Similarly, a multinational technology service provider wanted to improve customer experiences, but it could track only 5% of customer interactions using surveys and manual quality control. The company worked with customer experience analytics platform provider Summatti to improve the quality of insights.
To prepare for the platform's ongoing monitoring and analysis of text, the company analyzed six months of customer relationship management and interactive voice response data to identify positive and negative experiences. It also incorporated customer service success metrics (key performance indicators). After setup, the platform monitored and analyzed customer interactions via phone, email and chat so the company could identify and proactively address issues, monitor employee performance and improve channel retention rates.
Not quite there yet
End users tend to expect more from NLP than it can deliver because human language is a more natural form of communication than SQL queries or Boolean searches. There's also a common misconception that AI in all its offshoots, including NLP, is a general form of machine intelligence that can be simply applied to narrow problems. Narrow AI is the current state of the art, so a product built to do sentiment analysis is very effective at doing sentiment analysis but not contract review.
"It's important for vendors to educate their users on what is and is not possible," said Brian Atkiss, director of omnichannel analytics at digital experience consultancy and reseller Anexinet Corp., which uses NLP to understand customer interactions. "[If you just want to know] how many customers or how many prospects my team reached out to today, that's probably possible, but a root cause analysis, the more advanced types of analytics are a bit further off."

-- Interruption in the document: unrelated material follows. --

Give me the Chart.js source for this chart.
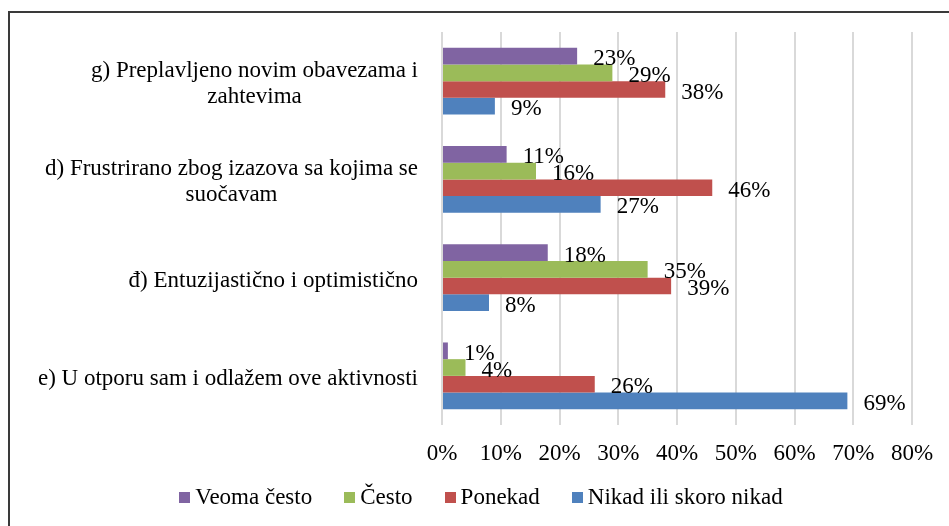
<!DOCTYPE html>
<html>
<head>
<meta charset="utf-8">
<script src="https://cdn.jsdelivr.net/npm/chart.js@4"></script>
<style>
  html, body { margin: 0; padding: 0; background: #fff; overflow: hidden; }
  .frame {
    position: absolute; left: 8px; top: 11px; width: 1000px; height: 600px;
    border-left: 2px solid #3a3a3a; border-top: 2px solid #3a3a3a;
  }
  canvas { position: absolute; left: 0; top: 0; }
  #legend {
    position: absolute; left: 0; top: 484px; width: 962px; height: 26px;
    display: flex; justify-content: center; align-items: center;
    font-family: "Liberation Serif"; font-size: 23px; color: #000;
  }
  #legend .item { display: flex; align-items: center; margin: 0 16px; white-space: nowrap; }
  #legend .box { width: 11px; height: 11px; margin-right: 5px; }
</style>
</head>
<body>
<div class="frame"></div>
<canvas id="chart" width="949" height="526"></canvas>
<div id="legend"></div>
<script>
const categories = [
  ["g) Preplavljeno novim obavezama i", "zahtevima"],
  ["d) Frustrirano zbog izazova sa kojima se", "suočavam"],
  ["đ) Entuzijastično i optimistično"],
  ["e) U otporu sam i odlažem ove aktivnosti"],
];
const seriesNames = ["Veoma često", "Često", "Ponekad", "Nikad ili skoro nikad"];
const veomaCesto = [23, 11, 18, 1];
const cesto = [29, 16, 35, 4];
const ponekad = [38, 46, 39, 26];
const nikad = [9, 27, 8, 69];
const xTicks = [0, 10, 20, 30, 40, 50, 60, 70, 80];
const colors = ["#8064A2", "#9BBB59", "#C0504D", "#4F81BD"];

const FONT = "Liberation Serif";
const SIZE = 23;

// value labels at the end of each bar
const barLabels = {
  id: "barLabels",
  afterDatasetsDraw(chart) {
    const ctx = chart.ctx;
    ctx.save();
    ctx.font = SIZE + "px '" + FONT + "'";
    ctx.fillStyle = "#000";
    ctx.textAlign = "left";
    ctx.textBaseline = "middle";
    chart.data.datasets.forEach((ds, i) => {
      chart.getDatasetMeta(i).data.forEach((bar, j) => {
        ctx.fillText(ds.data[j] + "%", bar.x + 16, bar.y + 3);
      });
    });
    ctx.restore();
  },
};

// category labels: block right aligned, lines centred inside the block
const catLabels = {
  id: "catLabels",
  afterDraw(chart) {
    const ctx = chart.ctx;
    const y = chart.scales.y;
    const right = y.right - 24;
    const lh = 26;
    ctx.save();
    ctx.font = SIZE + "px '" + FONT + "'";
    ctx.fillStyle = "#000";
    ctx.textAlign = "center";
    ctx.textBaseline = "middle";
    categories.forEach((lines, i) => {
      const w = Math.max(...lines.map((l) => ctx.measureText(l).width));
      const cy = y.getPixelForTick(i) + 3;
      const top = cy - ((lines.length - 1) * lh) / 2;
      lines.forEach((l, k) => ctx.fillText(l, right - w / 2, top + k * lh));
    });
    ctx.restore();
  },
};

const seriesData = [veomaCesto, cesto, ponekad, nikad];

new Chart(document.getElementById("chart"), {
  type: "bar",
  data: {
    labels: categories,
    datasets: seriesNames.map((name, i) => ({
      label: name,
      data: seriesData[i],
      backgroundColor: colors[i],
      borderWidth: 0,
      categoryPercentage: 0.68,
      barPercentage: 1.0,
    })),
  },
  options: {
    indexAxis: "y",
    responsive: false,
    animation: false,
    layout: { padding: { top: 32, right: 37, bottom: 50, left: 0 } },
    scales: {
      x: {
        min: 0,
        max: 80,
        afterBuildTicks: (s) => { s.ticks = xTicks.map((v) => ({ value: v })); },
        afterFit: (s) => { s.height = 51; },
        grid: { color: "#d9d9d9", lineWidth: 2, drawTicks: false },
        border: { display: false },
        ticks: {
          padding: 15,
          color: "#000",
          font: { family: FONT, size: SIZE },
          callback: (v) => v + "%",
        },
      },
      y: {
        afterFit: (s) => { s.width = 442; },
        grid: { display: false },
        border: { display: false },
        ticks: { display: false },
      },
    },
    plugins: {
      legend: { display: false },
      tooltip: { enabled: false },
    },
  },
  plugins: [barLabels, catLabels],
});

const legend = document.getElementById("legend");
seriesNames.forEach((name, i) => {
  const item = document.createElement("div");
  item.className = "item";
  item.innerHTML = `<span class="box" style="background:${colors[i]}"></span><span>${name}</span>`;
  legend.appendChild(item);
});
</script>
</body>
</html>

To help set users expectations when he's conducting demos, Steven Mills, associate director of machine learning and AI at Boston Consulting Group, makes it a point to present the shortcomings of NLP progress in a humorous way. "The biggest limitation," he said, "is you can't just ask anything you want from a system. You still have to follow a certain format structure, and there are limits to that. Where we want to get to is a question-and-answer type interface, but those types of natural language understanding and capabilities are only so good. We want systems that can interpret complex questions, but we just aren't there yet."
Hurdles to jump
One challenge to NLP progress is intent; what people say or type is not necessarily what they mean. A BI or analytics platform using NLP should be able to infer the user's intent and deliver a relevant result. To do that, the system needs to understand the relevant variations of a query. It also has to understand the context of the query.
The context of data usage is also important. Most departments use software applications that are specific to their function. While the data in those departmental systems may be accessible with BI or analytics via an API, data used outside its originally intended context needs to be handled accordingly. Because context is such a big issue with NLP, a successful NLP pilot in one department may not scale well across the enterprise or even to another department because each may require different models, data or data integrations to achieve their goals.
More BI and analytics vendors are adding NLP capabilities to their products to improve the user experience. Eventually, users will be able to carry on an interactive dialogue with these tools to get the information they need quickly without clicking through analytics dashboards or BI reports. But before rolling out an NLP-powered system broadly, it's wise to understand its capabilities and limitations so that appropriate end-user expectations can be set.